The first truly radical attempt to reform the CAP came in 1992 with the MacSharry reforms. Ray MacSharry, the EU's Agriculture Commissioner at the time, sought to decouple funding from production and take account of the preservation of rural communities, the countryside and the environment. Agreement on the reforms coincided with the Uruguay Round of the General Agreement on Tariffs and Trade (GATT).

The most important element of the MacSharry plan, with regards to GATT, was the proposal to substitute a certain amount of domestic price support with direct payments to farmers for lower prices. These direct payments were contingent on farmers reducing the area of land under agricultural production – a policy known as ‘set-aside’.

In the first year of the scheme farmers had to set aside a minimum of 15% of their cropped farmland for the harvest year of 1993. By the year 2000 the figure had dropped to 10%. In 2007, following significant rises in grain prices across Europe, the EU decided that for harvest 2008, the set-aside rate would be zero.

In 2006 there were approximately 500,000 hectares of land in set-aside, representing an area of countryside about 70km by 70km – approximately twice the size of the area enclosed by the M25 around London.

Agenda 2000

The 1999 Berlin Council reformed the CAP further, under Agenda 2000. These reforms, which came into effect in 2003, replaced production subsidies with a scheme of direct payments linked to a set of ‘cross-compliance’ measures. A budget was set by the EU for these measures up to 2013.

In 2008, EU agriculture ministers reached an agreement on the Health Check of the Common Agricultural Policy. Among a range of measures, the agreement abolished arable set-aside, increased milk quotas gradually leading up to their abolition in 2015, and converted market intervention into a genuine safety net.

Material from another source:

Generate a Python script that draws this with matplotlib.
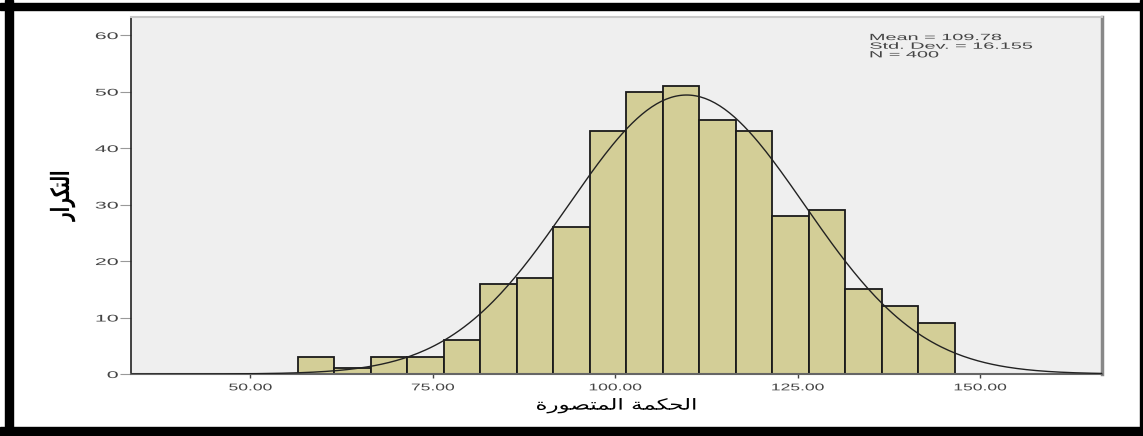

The most fundamental element of this new CAP was the ‘single farm payment’, which replaced production subsidies. Based on a farm's area measured in hectares, it was known generally as Pillar 1. At the same time a new rural development policy was created aimed at environmental and economic improvements – known generally as Pillar 2.

The chart below shows that payments made under the CAP are now higher than before the Agenda 2000 reforms and that payments are now almost wholly ‘decoupled’ from production. Payments not linked to production are dominated by the single farm payment (80%) and payments made under agri-environment schemes (15%).

Direct payments to UK farmers

direct payments to UK farmers

Source: Agriculture in the UK 2010 (Defra)

The current phase of the CAP has been dominated by EU enlargement, particularly the accession countries with large agricultural sectors, resulting in the need to further control costs. There is also an ongoing debate over production controls for milk and the failure of UK authorities to make timely single farm payments.

A future CAP

The next phase of the CAP for the period after 2013 is now being decided by EU member states. The Commission recognises that the challenges faced by agriculture towards 2020 include:

  • High price volatility and a slowdown in factor productivity growth (land, fertiliser and labour, for example)
  • The environmental impacts of agricultural intensification in some areas and abandonment in others
  • Meeting the bio-diversity and greenhouse gas targets adopted by the EU

The main policy objectives proposed for CAP reform are:

  • Improving the functioning of the advisory system and creating networks for knowledge creation and transfer
  • Encouraging pro-competitive joint action among farmers to foster efficient use of resources, product development and marketing
  • Providing incentives to use risk management instruments
  • Increasing areas providing environmental and climate action benefits
  • Re-balancing direct payment support to better reflect income objectives and environmental performance
  • Reducing disparities in direct payment support levels between member states and farmers

The European Commission has presented three policy scenario proposals to be discussed by member states. More detailed briefing papers are available, including:

Agriculture policy is the most integrated of all EU policies and still takes a large share of the EU budget – 34% over the period from 2007 to 2013. The CAP of the future, however it turns out, will need to reflect the economic realities facing member states as well food security, climate change and green growth priorities. It may bear little resemblance to the proposals initiated by the Commission.